* Start Records shown *

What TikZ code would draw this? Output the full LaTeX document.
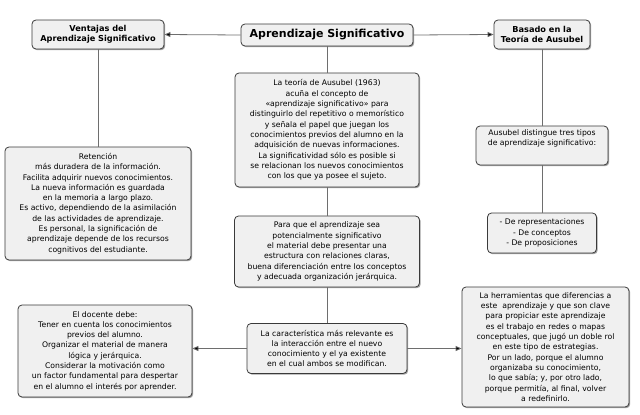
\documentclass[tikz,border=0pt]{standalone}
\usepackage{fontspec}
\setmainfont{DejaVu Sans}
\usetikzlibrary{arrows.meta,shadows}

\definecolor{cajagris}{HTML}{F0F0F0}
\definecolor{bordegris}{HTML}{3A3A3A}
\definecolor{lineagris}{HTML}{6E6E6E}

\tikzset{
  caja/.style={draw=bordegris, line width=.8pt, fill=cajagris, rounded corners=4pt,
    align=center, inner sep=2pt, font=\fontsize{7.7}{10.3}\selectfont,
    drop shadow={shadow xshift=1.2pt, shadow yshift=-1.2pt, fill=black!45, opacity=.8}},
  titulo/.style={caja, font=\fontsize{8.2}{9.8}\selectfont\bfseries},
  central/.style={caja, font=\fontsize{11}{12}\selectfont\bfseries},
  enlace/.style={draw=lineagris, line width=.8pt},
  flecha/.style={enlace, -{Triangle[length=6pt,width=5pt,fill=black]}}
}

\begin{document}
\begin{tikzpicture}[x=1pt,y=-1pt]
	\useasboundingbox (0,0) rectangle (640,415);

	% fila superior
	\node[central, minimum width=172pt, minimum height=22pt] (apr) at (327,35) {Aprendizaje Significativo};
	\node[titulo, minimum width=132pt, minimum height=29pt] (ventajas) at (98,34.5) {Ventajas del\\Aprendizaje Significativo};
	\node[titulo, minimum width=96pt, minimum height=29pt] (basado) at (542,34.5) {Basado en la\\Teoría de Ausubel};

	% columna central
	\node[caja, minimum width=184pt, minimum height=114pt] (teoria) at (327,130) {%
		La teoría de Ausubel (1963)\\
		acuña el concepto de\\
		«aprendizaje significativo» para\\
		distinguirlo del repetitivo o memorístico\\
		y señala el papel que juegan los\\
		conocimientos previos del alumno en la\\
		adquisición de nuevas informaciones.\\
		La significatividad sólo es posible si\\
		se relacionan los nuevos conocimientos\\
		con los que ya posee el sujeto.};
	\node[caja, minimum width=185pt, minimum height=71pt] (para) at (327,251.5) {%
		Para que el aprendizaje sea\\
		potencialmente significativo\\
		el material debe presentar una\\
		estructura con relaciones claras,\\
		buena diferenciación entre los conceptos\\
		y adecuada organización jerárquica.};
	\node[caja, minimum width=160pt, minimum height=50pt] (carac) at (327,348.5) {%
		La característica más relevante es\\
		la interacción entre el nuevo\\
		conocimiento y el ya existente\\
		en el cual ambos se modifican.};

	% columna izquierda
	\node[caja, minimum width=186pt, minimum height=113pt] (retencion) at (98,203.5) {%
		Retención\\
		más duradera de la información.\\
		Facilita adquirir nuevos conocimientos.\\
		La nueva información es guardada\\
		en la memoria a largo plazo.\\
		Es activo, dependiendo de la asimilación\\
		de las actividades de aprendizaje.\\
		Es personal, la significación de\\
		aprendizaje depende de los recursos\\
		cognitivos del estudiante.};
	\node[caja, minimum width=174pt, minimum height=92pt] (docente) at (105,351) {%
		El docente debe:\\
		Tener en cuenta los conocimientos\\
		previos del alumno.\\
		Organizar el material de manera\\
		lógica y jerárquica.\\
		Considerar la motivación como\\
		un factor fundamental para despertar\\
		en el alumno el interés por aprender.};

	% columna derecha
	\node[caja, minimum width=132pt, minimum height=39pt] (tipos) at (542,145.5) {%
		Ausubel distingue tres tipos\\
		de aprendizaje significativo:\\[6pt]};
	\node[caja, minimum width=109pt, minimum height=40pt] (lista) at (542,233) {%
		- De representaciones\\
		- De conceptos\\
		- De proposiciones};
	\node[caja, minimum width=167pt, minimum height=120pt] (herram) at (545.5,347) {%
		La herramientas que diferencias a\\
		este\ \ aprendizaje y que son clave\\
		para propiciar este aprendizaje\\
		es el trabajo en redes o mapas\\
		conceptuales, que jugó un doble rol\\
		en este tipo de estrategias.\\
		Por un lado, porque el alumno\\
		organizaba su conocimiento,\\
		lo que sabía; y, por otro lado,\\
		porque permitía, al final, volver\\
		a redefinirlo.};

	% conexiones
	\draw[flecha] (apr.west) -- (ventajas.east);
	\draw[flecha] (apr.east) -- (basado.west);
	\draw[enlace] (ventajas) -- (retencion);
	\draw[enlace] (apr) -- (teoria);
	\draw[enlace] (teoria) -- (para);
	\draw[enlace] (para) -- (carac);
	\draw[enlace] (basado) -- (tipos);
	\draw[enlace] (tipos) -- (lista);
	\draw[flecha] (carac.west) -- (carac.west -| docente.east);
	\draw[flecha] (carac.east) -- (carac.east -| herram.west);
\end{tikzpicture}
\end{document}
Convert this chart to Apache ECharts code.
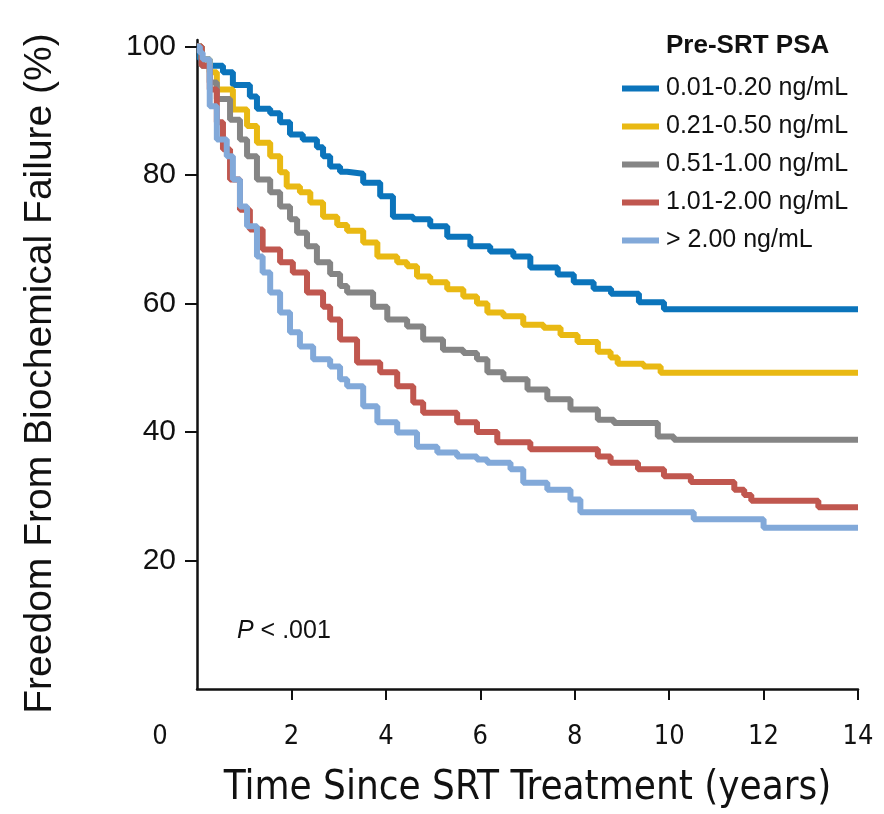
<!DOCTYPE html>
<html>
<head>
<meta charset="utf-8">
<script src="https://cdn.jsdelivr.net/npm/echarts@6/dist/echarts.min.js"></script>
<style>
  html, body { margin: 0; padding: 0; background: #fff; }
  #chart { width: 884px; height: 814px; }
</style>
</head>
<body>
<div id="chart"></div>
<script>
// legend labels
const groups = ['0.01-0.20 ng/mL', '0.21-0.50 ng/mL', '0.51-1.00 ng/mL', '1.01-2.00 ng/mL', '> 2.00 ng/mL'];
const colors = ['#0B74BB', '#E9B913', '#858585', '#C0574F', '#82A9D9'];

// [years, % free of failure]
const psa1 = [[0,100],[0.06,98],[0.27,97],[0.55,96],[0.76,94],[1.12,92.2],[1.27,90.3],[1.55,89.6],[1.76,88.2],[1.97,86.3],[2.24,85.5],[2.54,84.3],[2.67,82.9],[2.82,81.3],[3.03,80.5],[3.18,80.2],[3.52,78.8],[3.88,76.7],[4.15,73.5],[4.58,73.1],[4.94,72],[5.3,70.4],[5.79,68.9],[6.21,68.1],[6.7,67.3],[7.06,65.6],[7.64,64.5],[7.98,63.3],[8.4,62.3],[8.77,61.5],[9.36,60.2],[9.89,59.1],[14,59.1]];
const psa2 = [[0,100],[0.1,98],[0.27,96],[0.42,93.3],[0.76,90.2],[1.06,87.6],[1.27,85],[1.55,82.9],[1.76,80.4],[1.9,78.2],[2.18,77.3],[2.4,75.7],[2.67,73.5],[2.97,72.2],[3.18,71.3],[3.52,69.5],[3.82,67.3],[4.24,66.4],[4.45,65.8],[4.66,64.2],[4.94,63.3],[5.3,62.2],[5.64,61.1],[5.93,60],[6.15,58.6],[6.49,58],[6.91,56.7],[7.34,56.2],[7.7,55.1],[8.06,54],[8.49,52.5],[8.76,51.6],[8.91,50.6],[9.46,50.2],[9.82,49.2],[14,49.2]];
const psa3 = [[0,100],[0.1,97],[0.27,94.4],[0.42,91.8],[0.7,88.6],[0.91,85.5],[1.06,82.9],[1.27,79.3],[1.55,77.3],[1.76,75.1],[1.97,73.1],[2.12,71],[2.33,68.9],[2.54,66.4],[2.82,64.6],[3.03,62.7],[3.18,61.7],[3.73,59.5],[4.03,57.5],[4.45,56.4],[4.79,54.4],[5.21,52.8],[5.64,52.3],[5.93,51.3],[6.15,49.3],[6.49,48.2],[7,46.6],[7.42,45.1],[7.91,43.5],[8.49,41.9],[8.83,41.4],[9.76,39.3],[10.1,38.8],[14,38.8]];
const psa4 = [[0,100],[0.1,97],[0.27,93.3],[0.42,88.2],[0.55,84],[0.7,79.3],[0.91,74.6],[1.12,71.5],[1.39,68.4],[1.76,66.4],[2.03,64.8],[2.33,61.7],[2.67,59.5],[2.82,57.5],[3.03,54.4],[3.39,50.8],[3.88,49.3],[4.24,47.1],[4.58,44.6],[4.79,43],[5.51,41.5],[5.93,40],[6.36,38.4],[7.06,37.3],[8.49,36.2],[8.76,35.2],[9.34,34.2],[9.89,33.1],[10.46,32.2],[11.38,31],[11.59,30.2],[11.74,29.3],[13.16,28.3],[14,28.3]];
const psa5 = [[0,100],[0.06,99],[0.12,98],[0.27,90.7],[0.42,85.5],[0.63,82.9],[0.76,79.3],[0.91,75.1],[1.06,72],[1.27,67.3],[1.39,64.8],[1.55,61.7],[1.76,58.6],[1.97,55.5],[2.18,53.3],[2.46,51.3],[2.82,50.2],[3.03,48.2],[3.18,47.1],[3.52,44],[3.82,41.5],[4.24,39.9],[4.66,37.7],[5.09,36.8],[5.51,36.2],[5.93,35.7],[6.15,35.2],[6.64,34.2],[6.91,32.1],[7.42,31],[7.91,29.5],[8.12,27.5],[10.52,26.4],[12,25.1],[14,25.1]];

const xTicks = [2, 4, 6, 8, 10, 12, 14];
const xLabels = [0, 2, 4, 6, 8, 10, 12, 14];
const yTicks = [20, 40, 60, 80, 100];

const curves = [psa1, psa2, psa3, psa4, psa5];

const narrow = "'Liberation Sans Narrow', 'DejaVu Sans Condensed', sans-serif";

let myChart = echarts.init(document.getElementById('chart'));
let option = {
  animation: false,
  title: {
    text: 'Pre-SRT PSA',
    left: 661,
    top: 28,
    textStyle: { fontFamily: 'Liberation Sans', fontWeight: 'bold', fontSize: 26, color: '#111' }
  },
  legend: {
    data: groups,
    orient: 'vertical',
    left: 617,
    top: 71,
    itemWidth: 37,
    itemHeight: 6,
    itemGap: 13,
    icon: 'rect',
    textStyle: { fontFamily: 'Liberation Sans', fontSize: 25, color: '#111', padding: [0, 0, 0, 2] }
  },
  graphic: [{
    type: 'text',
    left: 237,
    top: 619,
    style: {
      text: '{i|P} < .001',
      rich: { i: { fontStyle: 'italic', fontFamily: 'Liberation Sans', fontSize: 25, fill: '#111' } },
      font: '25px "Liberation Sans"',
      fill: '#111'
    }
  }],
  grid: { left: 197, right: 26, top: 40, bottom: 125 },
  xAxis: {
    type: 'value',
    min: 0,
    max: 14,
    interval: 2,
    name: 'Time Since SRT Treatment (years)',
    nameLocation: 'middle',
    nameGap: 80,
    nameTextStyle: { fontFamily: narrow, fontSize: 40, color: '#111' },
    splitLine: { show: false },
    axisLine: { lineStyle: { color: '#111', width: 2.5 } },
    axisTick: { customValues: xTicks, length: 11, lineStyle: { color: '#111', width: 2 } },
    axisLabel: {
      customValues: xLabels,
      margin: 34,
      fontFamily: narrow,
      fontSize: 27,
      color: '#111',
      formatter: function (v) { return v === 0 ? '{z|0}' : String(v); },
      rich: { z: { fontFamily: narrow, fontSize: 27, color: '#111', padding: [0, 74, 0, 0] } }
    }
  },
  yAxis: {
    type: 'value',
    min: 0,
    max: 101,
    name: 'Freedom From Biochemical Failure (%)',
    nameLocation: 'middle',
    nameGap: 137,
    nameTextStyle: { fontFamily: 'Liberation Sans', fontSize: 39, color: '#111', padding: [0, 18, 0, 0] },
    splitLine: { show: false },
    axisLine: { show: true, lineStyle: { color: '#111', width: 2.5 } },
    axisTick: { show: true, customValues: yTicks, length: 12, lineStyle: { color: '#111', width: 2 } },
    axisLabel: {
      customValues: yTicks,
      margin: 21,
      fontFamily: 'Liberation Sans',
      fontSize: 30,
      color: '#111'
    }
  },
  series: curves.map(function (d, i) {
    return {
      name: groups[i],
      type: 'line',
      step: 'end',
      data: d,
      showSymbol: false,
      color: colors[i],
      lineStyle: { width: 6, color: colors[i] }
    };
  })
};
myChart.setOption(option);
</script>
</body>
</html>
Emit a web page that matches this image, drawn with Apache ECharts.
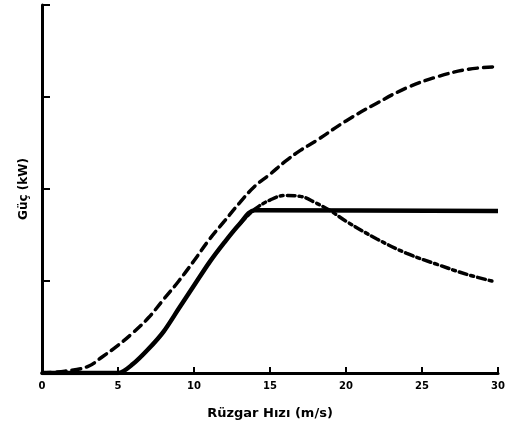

* End Records shown *

Aim: Each line in the listing above that contains "code" should be copied.

Correct answer:
What TikZ code would draw this? Output the full LaTeX document.
Convert this chart to Apache ECharts code.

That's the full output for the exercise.